The solo exhibition Ever so Humble, Ever so Proud shows the recently produced works of the interdisciplinary artist Mila Lanfermeijer. These new works, combined into an installation, are the result of Mila Lanfermeijer’s artistic research which she carried out during her residency at SEA Foundation. In this research Mila explores the possibilities of garment as a sculptural medium and canvas. The starting point for her research were the observations she made on the influence of one’s perception during the process of attributing meaning to objects: how objects are often interpreted according to their perceived use value, which seems partly related to an object’s material characteristics, yet seemingly more dependent on the value perception of a user in combination with their discursive disposition.
This general starting point, had an immediate cause. This was Mila Lanfermeijer’s experience while visiting the Calico Museum for textiles in Ahmedabad. A striking feature of this visit was the rather peculiar presentation of clothing. These were still on display in their protective plastic packaging (most likely with long-term preservation in mind), and hung to the wall in a folded, flat state. This led to a whole new experience of these garments, that were now partly disconnected from their originally intended function as the result of this peculiar presentation method. It was during this experience that Mila saw both the influence of context on the experience of a specific object, as well as the similarities between garments as an artistic medium and other art disciplines, particularly that of painting due to the presentation of the garments in their flat state.
To tease out these influences in our perception of objects and processes, Mila combined her experience from the Calico museum with a visual and artistic analysis of various historical paintings of garments and fashion, hard-edge artworks, as well as several design patterns of textile works and garments. By juxtaposing these research objects, Mila Lanfermeijer noted that the use of overlapping surfaces, cross-lines and geometric shapes were all recurring elements; these elements were important in the meaning-making process for each of them, but nevertheless applied with a different objective and with a different result in mind.
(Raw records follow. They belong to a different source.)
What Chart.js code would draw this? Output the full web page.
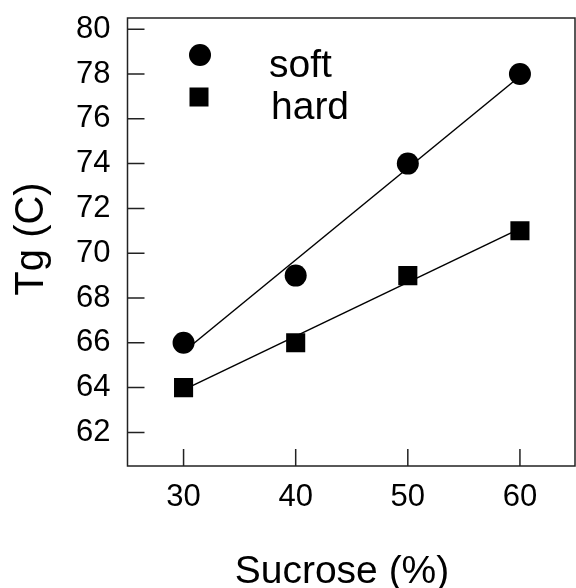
<!DOCTYPE html>
<html>
<head>
<meta charset="utf-8">
<script src="https://cdn.jsdelivr.net/npm/chart.js@4"></script>
<style>
  html, body { margin: 0; padding: 0; background: #fff; }
  #wrap { width: 576px; height: 588px; }
</style>
</head>
<body>
<div id="wrap"><canvas id="chart" width="576" height="588"></canvas></div>
<script>
// data
const sucrose = [30, 40, 50, 60];
const tgSoft = [66, 69, 74, 78];
const tgHard = [64, 66, 69, 71];
const xTicks = [30, 40, 50, 60];
const yTicks = [62, 64, 66, 68, 70, 72, 74, 76, 78, 80];

const FONT = "'Liberation Sans', Arial, sans-serif";

// least squares fit, drawn from first to last x
function fitLine(xs, ys) {
  const n = xs.length;
  const mx = xs.reduce((a, b) => a + b, 0) / n;
  const my = ys.reduce((a, b) => a + b, 0) / n;
  let sxy = 0, sxx = 0;
  xs.forEach((x, i) => { sxy += (x - mx) * (ys[i] - my); sxx += (x - mx) * (x - mx); });
  const b = sxy / sxx, a = my - b * mx;
  const x0 = Math.min(...xs), x1 = Math.max(...xs);
  return [{ x: x0, y: a + b * x0 }, { x: x1, y: a + b * x1 }];
}

const toPoints = (xs, ys) => xs.map((x, i) => ({ x: x, y: ys[i] }));

// no extra room for labels, the plot box is fixed
function noPadding(scale) {
  scale.paddingLeft = 0;
  scale.paddingRight = 0;
  scale.paddingTop = 0;
  scale.paddingBottom = 0;
}

const framePlugin = {
  id: "frame",
  afterDraw(chart) {
    const ctx = chart.ctx;
    const a = chart.chartArea;
    const xs = chart.scales.x, ys = chart.scales.y;
    ctx.save();
    ctx.strokeStyle = "#222";
    ctx.lineWidth = 1.5;
    ctx.strokeRect(a.left, a.top, a.right - a.left - 1, a.bottom - a.top);

    // inward ticks
    ctx.beginPath();
    xTicks.forEach(v => {
      const px = xs.getPixelForValue(v);
      ctx.moveTo(px, a.bottom);
      ctx.lineTo(px, a.bottom - 17);
    });
    yTicks.forEach(v => {
      const py = ys.getPixelForValue(v);
      ctx.moveTo(a.left, py);
      ctx.lineTo(a.left + 17, py);
    });
    ctx.stroke();

    // axis titles
    ctx.fillStyle = "#000";
    ctx.font = "39px " + FONT;
    ctx.textAlign = "center";
    ctx.textBaseline = "alphabetic";
    ctx.fillText("Sucrose (%)", 342, 583);
    ctx.save();
    ctx.translate(43, 239);
    ctx.rotate(-Math.PI / 2);
    ctx.font = "40px " + FONT;
    ctx.fillText("Tg (C)", 0, 0);
    ctx.restore();

    // legend
    ctx.beginPath();
    ctx.arc(200, 55, 11, 0, Math.PI * 2);
    ctx.fill();
    ctx.fillRect(189.5, 87.5, 19, 19);
    ctx.font = "39px " + FONT;
    ctx.textAlign = "left";
    ctx.fillText("soft", 269, 77);
    ctx.fillText("hard", 271, 119);
    ctx.restore();
  }
};

new Chart(document.getElementById("chart"), {
  type: "scatter",
  data: {
    datasets: [
      {
        label: "soft",
        data: toPoints(sucrose, tgSoft),
        pointStyle: "circle",
        pointRadius: 11,
        backgroundColor: "#000",
        borderColor: "#000",
        borderWidth: 0,
        order: 0
      },
      {
        label: "hard",
        data: toPoints(sucrose, tgHard),
        pointStyle: "rect",
        pointRadius: 13.5,
        backgroundColor: "#000",
        borderColor: "#000",
        borderWidth: 0,
        order: 0
      },
      {
        label: "soft fit",
        data: fitLine(sucrose, tgSoft),
        showLine: true,
        pointRadius: 0,
        borderColor: "#000",
        borderWidth: 1.5,
        order: 1
      },
      {
        label: "hard fit",
        data: fitLine(sucrose, tgHard),
        showLine: true,
        pointRadius: 0,
        borderColor: "#000",
        borderWidth: 1.5,
        order: 1
      }
    ]
  },
  options: {
    responsive: false,
    animation: false,
    events: [],
    layout: { autoPadding: false, padding: { top: 18, right: 0, left: 0, bottom: 0 } },
    plugins: {
      legend: { display: false },
      tooltip: { enabled: false }
    },
    scales: {
      x: {
        type: "linear",
        min: 25,
        max: 65,
        grid: { display: false, drawTicks: false },
        border: { display: false },
        afterBuildTicks(scale) { scale.ticks = xTicks.map(v => ({ value: v })); },
        afterFit(scale) { scale.height = 122; noPadding(scale); },
        ticks: {
          padding: 13,
          color: "#000",
          font: { family: FONT, size: 31 }
        }
      },
      y: {
        type: "linear",
        min: 60.5,
        max: 80.5,
        grid: { display: false, drawTicks: false },
        border: { display: false },
        afterBuildTicks(scale) { scale.ticks = yTicks.map(v => ({ value: v })); },
        afterFit(scale) { scale.width = 127.5; noPadding(scale); },
        ticks: {
          padding: 17,
          color: "#000",
          font: { family: FONT, size: 31 }
        }
      }
    }
  },
  plugins: [framePlugin]
});
</script>
</body>
</html>
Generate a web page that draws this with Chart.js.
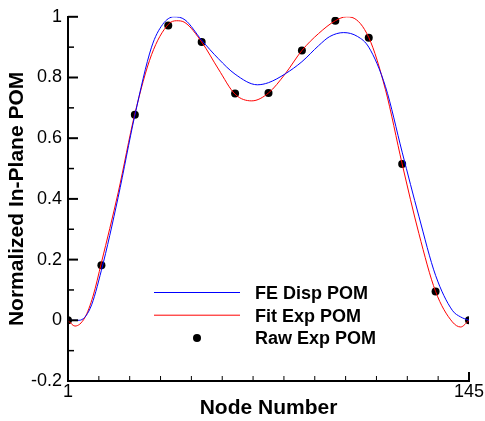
<!DOCTYPE html>
<html lang="en">
  <head>
    <meta charset="UTF-8" />
    <script src="https://cdn.jsdelivr.net/npm/chart.js"></script>
    <style>
      body { margin: 0; background: #fff; }
    </style>
  </head>
  <body>
    <canvas id="grafico" width="485" height="421"></canvas>
    <script>
      // FE displacement curve (blue)
      const feNodes = [1, 5, 9, 13, 19, 25, 31, 35, 39, 43, 49, 55, 61, 69, 73, 79, 85, 91, 95, 100, 105, 109, 115, 121, 127, 133, 139, 142, 145];
      const feValues = [0, 0.0, 0.04, 0.165, 0.405, 0.675, 0.9, 0.975, 1.0, 0.99, 0.923, 0.862, 0.811, 0.776, 0.783, 0.812, 0.852, 0.905, 0.935, 0.948, 0.935, 0.9, 0.77, 0.554, 0.343, 0.148, 0.033, 0.011, 0];

      // fitted experimental curve (red)
      const fitNodes = [1, 3.5, 7, 10, 13, 19, 25, 31, 37, 40, 43, 49, 55, 61, 67, 73, 79, 85, 91, 97, 101, 103, 109, 115, 121, 127, 133, 139, 142, 145];
      const fitValues = [0, -0.019, 0.008, 0.08, 0.19, 0.42, 0.68, 0.875, 0.975, 0.987, 0.981, 0.917, 0.828, 0.745, 0.723, 0.749, 0.812, 0.889, 0.945, 0.987, 1.0, 0.998, 0.932, 0.76, 0.515, 0.286, 0.095, -0.005, -0.022, 0];

      // raw experimental points
      const rawNodes = [1, 13, 25, 37, 49, 61, 73, 85, 97, 109, 121, 133, 145];
      const rawValues = [0, 0.181, 0.677, 0.971, 0.917, 0.747, 0.749, 0.889, 0.987, 0.931, 0.515, 0.095, 0];

      const seriesNames = ["FE Disp POM", "Fit Exp POM", "Raw Exp POM"];
      const xTickLabels = [1, 145];
      const xMinorSteps = 13;
      const yMajorTicks = [-0.2, 0, 0.2, 0.4, 0.6, 0.8, 1];
      const yMinorTicks = [-0.1, 0.1, 0.3, 0.5, 0.7, 0.9];

      function pares(nos, valores) {
        return nos.map((n, i) => ({ x: n, y: valores[i] }));
      }

      Chart.defaults.font.family = "'Liberation Sans', Arial, sans-serif";
      Chart.defaults.color = "#000";

      // tick marks pointing into the plot
      const ticksDentro = {
        id: "ticksDentro",
        afterDatasetsDraw(chart) {
          const ctx = chart.ctx;
          const sx = chart.scales.x;
          const sy = chart.scales.y;
          const a = chart.chartArea;
          ctx.save();
          ctx.strokeStyle = "#000";
          function marca(x1, y1, x2, y2, w) {
            ctx.lineWidth = w;
            ctx.beginPath();
            ctx.moveTo(x1, y1);
            ctx.lineTo(x2, y2);
            ctx.stroke();
          }
          yMajorTicks.forEach((v) => {
            const p = sy.getPixelForValue(v);
            marca(a.left, p, a.left + 10, p, 2);
          });
          yMinorTicks.forEach((v) => {
            const p = sy.getPixelForValue(v);
            marca(a.left, p, a.left + 6, p, 1.5);
          });
          const xMin = xTickLabels[0];
          const xMax = xTickLabels[xTickLabels.length - 1];
          for (let k = 0; k <= xMinorSteps; k++) {
            const v = xMin + (k * (xMax - xMin)) / xMinorSteps;
            const p = sx.getPixelForValue(v);
            const major = k === 0 || k === xMinorSteps;
            marca(p, a.bottom, p, a.bottom - (major ? 9 : 5), major ? 2 : 1);
          }
          ctx.restore();
        },
      };

      // legend inside the plot area
      const legendaInterna = {
        id: "legendaInterna",
        afterDraw(chart) {
          const ctx = chart.ctx;
          ctx.save();
          ctx.font = "bold 18px 'Liberation Sans', Arial, sans-serif";
          ctx.textBaseline = "alphabetic";
          chart.data.datasets.forEach((ds, i) => {
            const yLinha = 292.5 + i * 22.7;
            if (ds.showLine === false) {
              ctx.fillStyle = ds.backgroundColor;
              ctx.beginPath();
              ctx.arc(197, yLinha, ds.pointRadius, 0, Math.PI * 2);
              ctx.fill();
            } else {
              ctx.strokeStyle = ds.borderColor;
              ctx.lineWidth = ds.borderWidth;
              ctx.beginPath();
              ctx.moveTo(154, yLinha);
              ctx.lineTo(240, yLinha);
              ctx.stroke();
            }
            ctx.fillStyle = "#000";
            ctx.fillText(ds.label, 255, yLinha + 6.3);
          });
          ctx.restore();
        },
      };

      const config = {
        type: "line",
        data: {
          datasets: [
            {
              label: seriesNames[0],
              data: pares(feNodes, feValues),
              borderColor: "#0000ff",
              borderWidth: 1,
              pointRadius: 0,
              cubicInterpolationMode: "monotone",
              fill: false,
            },
            {
              label: seriesNames[1],
              data: pares(fitNodes, fitValues),
              borderColor: "#ff0000",
              borderWidth: 1,
              pointRadius: 0,
              cubicInterpolationMode: "monotone",
              fill: false,
            },
            {
              label: seriesNames[2],
              data: pares(rawNodes, rawValues),
              showLine: false,
              pointRadius: 4,
              backgroundColor: "#000",
              borderColor: "#000",
              borderWidth: 0,
            },
          ],
        },
        options: {
          responsive: false,
          animation: false,
          layout: { padding: { top: 16, right: 16, bottom: 0, left: 0 } },
          plugins: {
            legend: { display: false },
            tooltip: { enabled: false },
          },
          scales: {
            x: {
              type: "linear",
              min: xTickLabels[0],
              max: xTickLabels[xTickLabels.length - 1],
              afterBuildTicks: (scale) => {
                scale.ticks = xTickLabels.map((v) => ({ value: v }));
              },
              afterFit: (scale) => {
                scale.height = 40;
              },
              grid: { drawOnChartArea: false, drawTicks: false },
              border: { display: true, color: "#000", width: 2 },
              ticks: {
                font: { size: 18 },
                color: "#000",
                padding: 0,
                maxRotation: 0,
                autoSkip: false,
              },
              title: {
                display: true,
                text: "Node Number",
                font: { size: 21, weight: "bold" },
                color: "#000",
                padding: { top: 0, bottom: 0 },
              },
            },
            y: {
              min: -0.2,
              max: 1,
              afterBuildTicks: (scale) => {
                scale.ticks = yMajorTicks.map((v) => ({ value: v }));
              },
              afterFit: (scale) => {
                scale.width = 68;
              },
              grid: { drawOnChartArea: false, drawTicks: false },
              border: { display: true, color: "#000", width: 2 },
              ticks: {
                font: { size: 18 },
                color: "#000",
                padding: 6,
                callback: (v) => String(+Number(v).toFixed(1)),
              },
              title: {
                display: true,
                text: "Normalized In-Plane POM",
                font: { size: 21, weight: "bold" },
                color: "#000",
                padding: { top: 5, bottom: 0 },
              },
            },
          },
        },
        plugins: [ticksDentro, legendaInterna],
      };

      new Chart(document.getElementById("grafico"), config);
    </script>
  </body>
</html>
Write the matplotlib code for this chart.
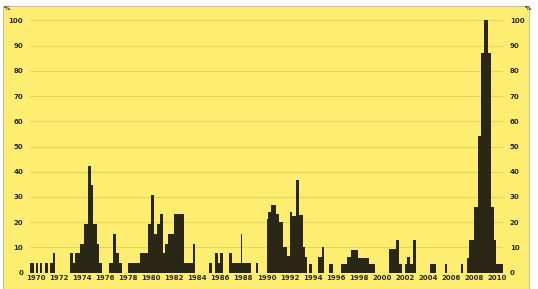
import numpy as np
import matplotlib
matplotlib.use("Agg")
import matplotlib.pyplot as plt
from matplotlib.patches import Rectangle

# monthly series Jan 1970 .. Dec 2010, stored as runs: month boundaries and value per run
run_edges = [0, 4, 6, 8, 10, 13, 16, 19, 21, 24, 26, 42, 45, 47, 52, 56, 60, 63, 66, 70,
             72, 75, 82, 86, 89, 93, 96, 102, 114, 123, 126, 129, 132, 135, 138, 140, 144,
             150, 160, 170, 172, 186, 189, 192, 196, 198, 201, 207, 210, 219, 221, 230, 235,
             237, 246, 248, 251, 256, 259, 263, 267, 270, 273, 277, 280, 284, 286, 288, 290,
             293, 300, 304, 306, 311, 315, 324, 330, 334, 341, 353, 359, 373, 381, 384, 387,
             390, 392, 395, 398, 401, 416, 422, 432, 434, 448, 450, 455, 457, 462, 466, 469,
             472, 476, 480, 483, 485, 492]
run_values = [3.8, 0, 3.8, 0, 3.8, 0, 3.8, 0, 3.8, 7.7, 0, 7.7, 3.8, 7.7, 11.5, 19.2, 42.3,
              34.6, 19.2, 11.5, 3.8, 0, 3.8, 15.4, 7.7, 3.8, 0, 3.8, 7.7, 19.2, 30.8, 15.4,
              19.2, 23.1, 7.7, 11.5, 15.4, 23.1, 3.8, 11.5, 0, 3.8, 0, 7.7, 3.8, 7.7, 0, 7.7,
              3.8, 15.4, 3.8, 0, 3.8, 0, 21.2, 24, 26.9, 23.1, 20, 10, 6.5, 24, 22.5, 36.7,
              23, 10, 6.3, 0, 3.5, 0, 6.3, 10, 0, 3.5, 0, 3.5, 6.3, 9, 5.8, 3.5, 0, 9.5, 13,
              3.5, 0, 3.5, 6.3, 3.5, 13, 0, 3.5, 0, 3.5, 0, 3.5, 0, 5.8, 13, 26, 54, 87, 100,
              87, 26, 13, 3.5]
year_ticks = list(range(1970, 2011, 2))
pct_ticks = list(range(0, 101, 10))

share = np.repeat(run_values, np.diff(run_edges))
month_edges = 1970 + np.arange(len(share) + 1) / 12.0

W, H = 538, 289
fig = plt.figure(figsize=(W / 100, H / 100), dpi=100)
fig.patch.set_facecolor("white")

# yellow panel behind everything
fig.patches.append(Rectangle((3 / W, 0), 526 / W, 283 / H, transform=fig.transFigure,
                             facecolor="#fdee72", edgecolor="#c9c2a0", linewidth=0.8,
                             zorder=-10))

ax = fig.add_axes([30 / W, 16.4 / H, 473 / W, 252.2 / H])
ax.set_facecolor("none")
ax.stairs(share, month_edges, fill=True, color="#2b2717", linewidth=0)

ax.set_xlim(1970, 2011)
ax.set_ylim(0, 100)
ax.set_xticks([y + 0.5 for y in year_ticks])
ax.set_xticklabels([str(y) for y in year_ticks])
ax.set_yticks(pct_ticks)
ax.yaxis.grid(True, color="#e6d560", linewidth=0.8)
ax.set_axisbelow(True)
for s in ax.spines.values():
    s.set_visible(False)
ax.tick_params(axis="both", length=0, labelsize=5, colors="#2b2a1e")
ax.tick_params(axis="x", pad=2)
ax.tick_params(axis="y", pad=5, labelleft=True, labelright=True)
for lab in ax.get_xticklabels() + ax.yaxis.get_ticklabels(which="both"):
    lab.set_fontweight("bold")
for t in ax.yaxis.get_major_ticks():
    t.label2.set_fontweight("bold")

fig.text(4 / W, 1 - 8 / H, "%", fontsize=4.5, fontweight="bold", color="#2b2a1e",
         va="center", ha="left")
fig.text(531 / W, 1 - 8 / H, "%", fontsize=4.5, fontweight="bold", color="#2b2a1e",
         va="center", ha="right")

fig.savefig("out.png", dpi=100, facecolor=fig.get_facecolor())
To explore this, Mila adopted a work process in which she explored her research objects by detaching them from their original context and thus of their perceived user’s value, focusing on their physical qualities instead. By exploring these qualities, such as their physical restrictions, imperfections, (unforeseen) reactions to certain conditions or the application of experimental techniques, Mila tries to come to a closer understanding of an object’s materiality, almost to a point of obsession. By doing this, she constructed several monochromatic garments in their original flat state, their function disconnected by abstracting the seams and weaving patterns, as well as their connotations and attributed socio-cultural meaning. During this process, concepts regarding demystification of grand narratives, as well as the aspects of materialism and rituals related to each of the object’s specific material properties were all red lines within her research.
The theories and concepts of the scholar Jean Beaudrillard have been an inspiration throughout Mila Lanfermeijer’s oeuvre, especially his theories regarding cultural ideologies, as well as their influence on our perception of supposed binary oppositions. An example of one such binaries which returns in this project, is that of fine arts versus artisanal, applied arts. These ideas and approaches resonate within Mila Lanfermeijer’s current project as well.
Mila Lanfermeijer adopts a critical and deconstructive attitude towards the political, social and cultural concepts that are projected onto these material objects. During this project, she adopts a similar approach in which she deconstructs the connotations related to garments, both in their depiction in her selected historical paintings but also their practical design patterns, as well as hard edge paintings. These are all the carriers of socio-cultural meaning and connotations. By abstracting and detaching the original intended functionality from these objects, Mila approaches them as actual material objects, actively becoming aware how these connotations influence our perception of these objects. By actively framing removing this ideological layer, she indirectly deconstructs the binary oppositions that arise from the (often hierarchical) structures imposed on craftsmanship by the fine arts. By making no distinction between fine arts and applied arts, thus abstracting the socio-cultural context of these objects, the essence of their materiality is left.
What follows is Mila’s process of experimentation with the materiality of the objects, constructing new relationships with these objects from the ground up, based on their physical properties and qualities. This research into the differences and similarities in the use of migrational or even transmedial aspects, such as composition and geometry, both in the field of abstract painting as well as the more traditional field of textile and pattern making, were therefore central in this project. Her obsessive process of experimentation, repetition, and exploration, is what Mila Lanfermeijer hopes is conferred onto the viewers through her artworks.